To anyone who has strolled the streets of Yangon, Myanmar’s capital, and spotted the grim-looking government building devoted to atomic energy, this seems a most unlikely turn of events. But on Tuesday May 15th Russia announced that it would help the south-east Asian country’s ruling junta to set up a nuclear research reactor. Myanmar—once called Burma—had reportedly tried to strike a similar deal with Russia before, but the plan stalled over payment. Now Myanmar, flush with an annual trade surplus (the country is well endowed with natural resources, like oil), says it will pay cash, and Russia has accepted.
On the cards is only a small-scale research programme, which Myanmar says will be used to generate power, presumably to keep the flickering lights on in Yangon. The plan is to build a 10 megawatt nuclear reactor that uses low enriched uranium. The centre would, reportedly, be under the control of the International Atomic Energy Agency (IAEA), the UN’s nuclear watchdog. This is a long step from getting the means or the knowledge for building a bomb, but it is enough to spread jitters.
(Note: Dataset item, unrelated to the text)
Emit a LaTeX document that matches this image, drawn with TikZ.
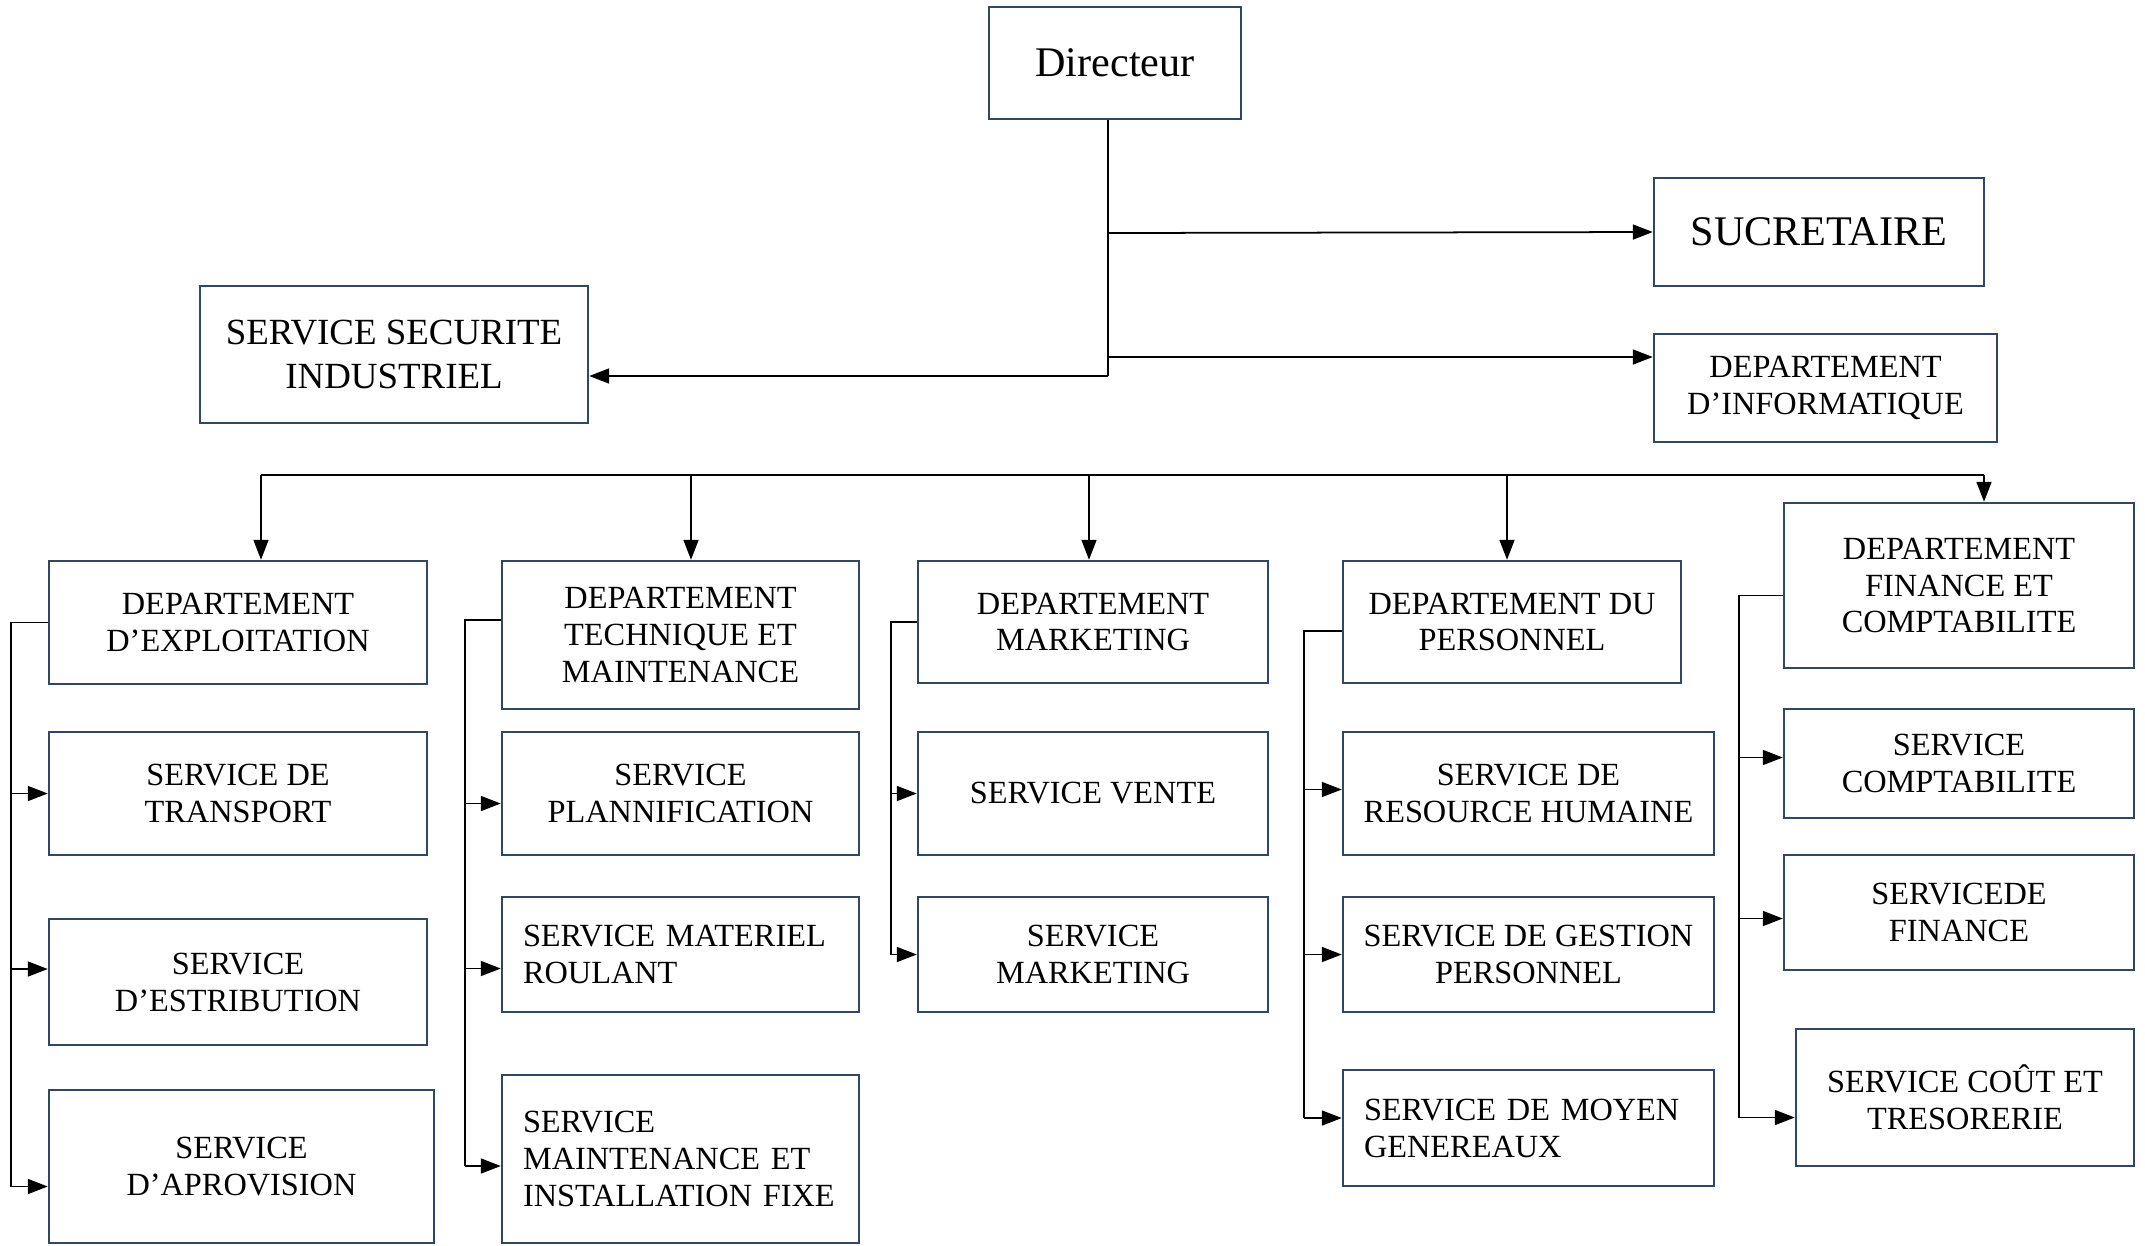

Myanmar is an international pariah presided over by Than Shwe. Authoritarian since 1962, it has kept Aung San Suu Kyi, a Nobel peace laureate, under house arrest, on and off, since 1989. Elections won by her party in 1990 were annulled. Repeated attempts to censure Myanmar at the UN, for its grim human-rights record and its crackdown on democracy, have been stopped only by the intervention of Russia and China.
Now Myanmar may count on a new friend, after a rapprochement with another small, repressive and peculiar Asian country, North Korea. Diplomatic relations between the two were cut when North Korean agents murdered a number of South Koreans with a bomb in Myanmar in 1983. But late in April the two finally restored ties; Mynamar is also thought to buy weapons from North Korea.
On one hand, it’s an advantage for a poor country to generate power cheaply, and not use fossil fuels. However, keeping dictators from making bombs, and staying in power with those nukes, could become a full-time job for the US, one it cannot accomplish. And, lest we criticize Russia too harshly, The Economist also reminds readers that the US decision "…to provide the technology, in the 1950s, for a nuclear reactor in Kinshasa, in Congo, (in gratitude for uranium supplied by Congo to America for use in the bombing of Hiroshima in 1945), proved to be less than sensible. Nuclear-fuel rods were stolen in the 1970s and then traded by Italian smugglers, raising fears that terrorists could get their hands on such material."
It seems no one is completely trustworthy with nukes. Fortunately, the doomsday devices have never been used in anger, and that says much more about the supposed rationality of humans.